## [What is required]
Write the data out again exactly, dropping any images it holds.

## [Provided data]
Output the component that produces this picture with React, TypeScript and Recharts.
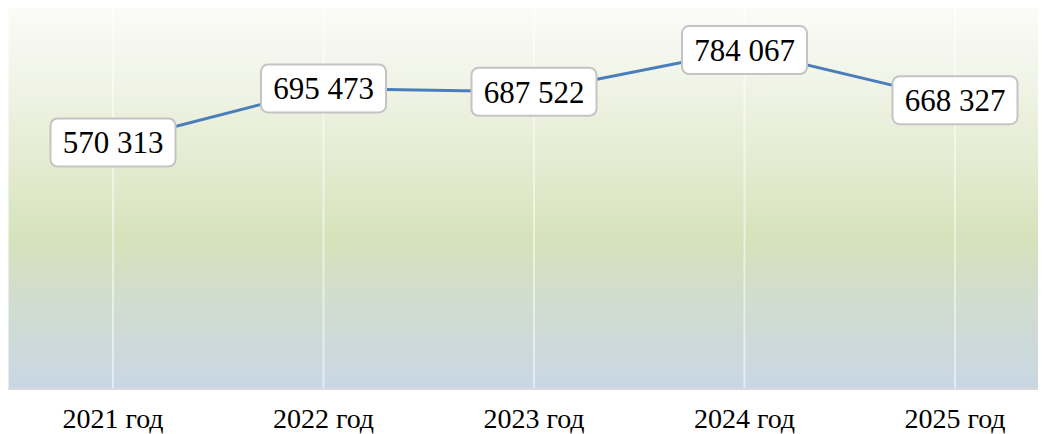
import React from "react";
import { LineChart, Line, XAxis, YAxis, CartesianGrid, LabelList } from "recharts";

const years = ["2021 год", "2022 год", "2023 год", "2024 год", "2025 год"];
const values = [570313, 695473, 687522, 784067, 668327];

const data = years.map((name, i) => ({ name, value: values[i] }));

const W = 1038;
const H = 434;
const PLOT_H = 389;
const SERIF = "'Liberation Serif', 'Times New Roman', serif";

const fmt = (v: number) => String(v).replace(/\B(?=(\d{3})+(?!\d))/g, " ");

function ValueBox(props: any) {
    const { x, y, value } = props;
    const w = 125;
    const h = 48;
    return (
        <g>
            <rect
                x={x - w / 2}
                y={y - h / 2}
                width={w}
                height={h}
                rx={7}
                ry={7}
                fill="#ffffff"
                stroke="#c4c4c4"
                strokeWidth={2}
            />
            <text
                x={x}
                y={y + 11}
                textAnchor="middle"
                style={{ fontFamily: SERIF, fontSize: 31, fill: "#000" }}
            >
                {fmt(value)}
            </text>
        </g>
    );
}

export default function App() {
    return (
        <div style={{ position: "relative", width: W, height: H, marginTop: -8 }}>
            <div
                style={{
                    position: "absolute",
                    left: 0,
                    top: 0,
                    width: W,
                    height: PLOT_H,
                    background:
                        "linear-gradient(to bottom, #fcfcf9 0%, #f2f5ea 18%, #e6ecd3 40%, #d6e2bb 62%, #d1ddcd 76%, #c9d7e5 100%)",
                }}
            />
            <LineChart
                width={W}
                height={H}
                data={data}
                margin={{ top: 0, right: 0, bottom: 0, left: 0 }}
                style={{ position: "absolute", left: 0, top: 0 }}
            >
                <CartesianGrid horizontal={false} vertical stroke="#ffffff" strokeOpacity={0.5} strokeWidth={2} />
                <XAxis
                    dataKey="name"
                    padding={{ left: 105, right: 91 }}
                    height={H - PLOT_H}
                    axisLine={{ stroke: "#d9d9d9", strokeWidth: 2 }}
                    tickLine={false}
                    tickSize={0}
                    tickMargin={19}
                    tick={{ fill: "#000", fontSize: 28, fontFamily: SERIF }}
                    interval={0}
                />
                <YAxis hide domain={[0, 900000]} />
                <Line
                    type="linear"
                    dataKey="value"
                    stroke="#4a7ebb"
                    strokeWidth={3}
                    dot={false}
                    isAnimationActive={false}
                >
                    <LabelList dataKey="value" content={<ValueBox />} />
                </Line>
            </LineChart>
        </div>
    );
}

## [Correct result]
Output the component that produces this picture with React, TypeScript and Recharts.
import React from "react";
import { LineChart, Line, XAxis, YAxis, CartesianGrid, LabelList } from "recharts";

const years = ["2021 год", "2022 год", "2023 год", "2024 год", "2025 год"];
const values = [570313, 695473, 687522, 784067, 668327];

const data = years.map((name, i) => ({ name, value: values[i] }));

const W = 1038;
const H = 434;
const PLOT_H = 389;
const SERIF = "'Liberation Serif', 'Times New Roman', serif";

const fmt = (v: number) => String(v).replace(/\B(?=(\d{3})+(?!\d))/g, " ");

function ValueBox(props: any) {
    const { x, y, value } = props;
    const w = 125;
    const h = 48;
    return (
        <g>
            <rect
                x={x - w / 2}
                y={y - h / 2}
                width={w}
                height={h}
                rx={7}
                ry={7}
                fill="#ffffff"
                stroke="#c4c4c4"
                strokeWidth={2}
            />
            <text
                x={x}
                y={y + 11}
                textAnchor="middle"
                style={{ fontFamily: SERIF, fontSize: 31, fill: "#000" }}
            >
                {fmt(value)}
            </text>
        </g>
    );
}

export default function App() {
    return (
        <div style={{ position: "relative", width: W, height: H, marginTop: -8 }}>
            <div
                style={{
                    position: "absolute",
                    left: 0,
                    top: 0,
                    width: W,
                    height: PLOT_H,
                    background:
                        "linear-gradient(to bottom, #fcfcf9 0%, #f2f5ea 18%, #e6ecd3 40%, #d6e2bb 62%, #d1ddcd 76%, #c9d7e5 100%)",
                }}
            />
            <LineChart
                width={W}
                height={H}
                data={data}
                margin={{ top: 0, right: 0, bottom: 0, left: 0 }}
                style={{ position: "absolute", left: 0, top: 0 }}
            >
                <CartesianGrid horizontal={false} vertical stroke="#ffffff" strokeOpacity={0.5} strokeWidth={2} />
                <XAxis
                    dataKey="name"
                    padding={{ left: 105, right: 91 }}
                    height={H - PLOT_H}
                    axisLine={{ stroke: "#d9d9d9", strokeWidth: 2 }}
                    tickLine={false}
                    tickSize={0}
                    tickMargin={19}
                    tick={{ fill: "#000", fontSize: 28, fontFamily: SERIF }}
                    interval={0}
                />
                <YAxis hide domain={[0, 900000]} />
                <Line
                    type="linear"
                    dataKey="value"
                    stroke="#4a7ebb"
                    strokeWidth={3}
                    dot={false}
                    isAnimationActive={false}
                >
                    <LabelList dataKey="value" content={<ValueBox />} />
                </Line>
            </LineChart>
        </div>
    );
}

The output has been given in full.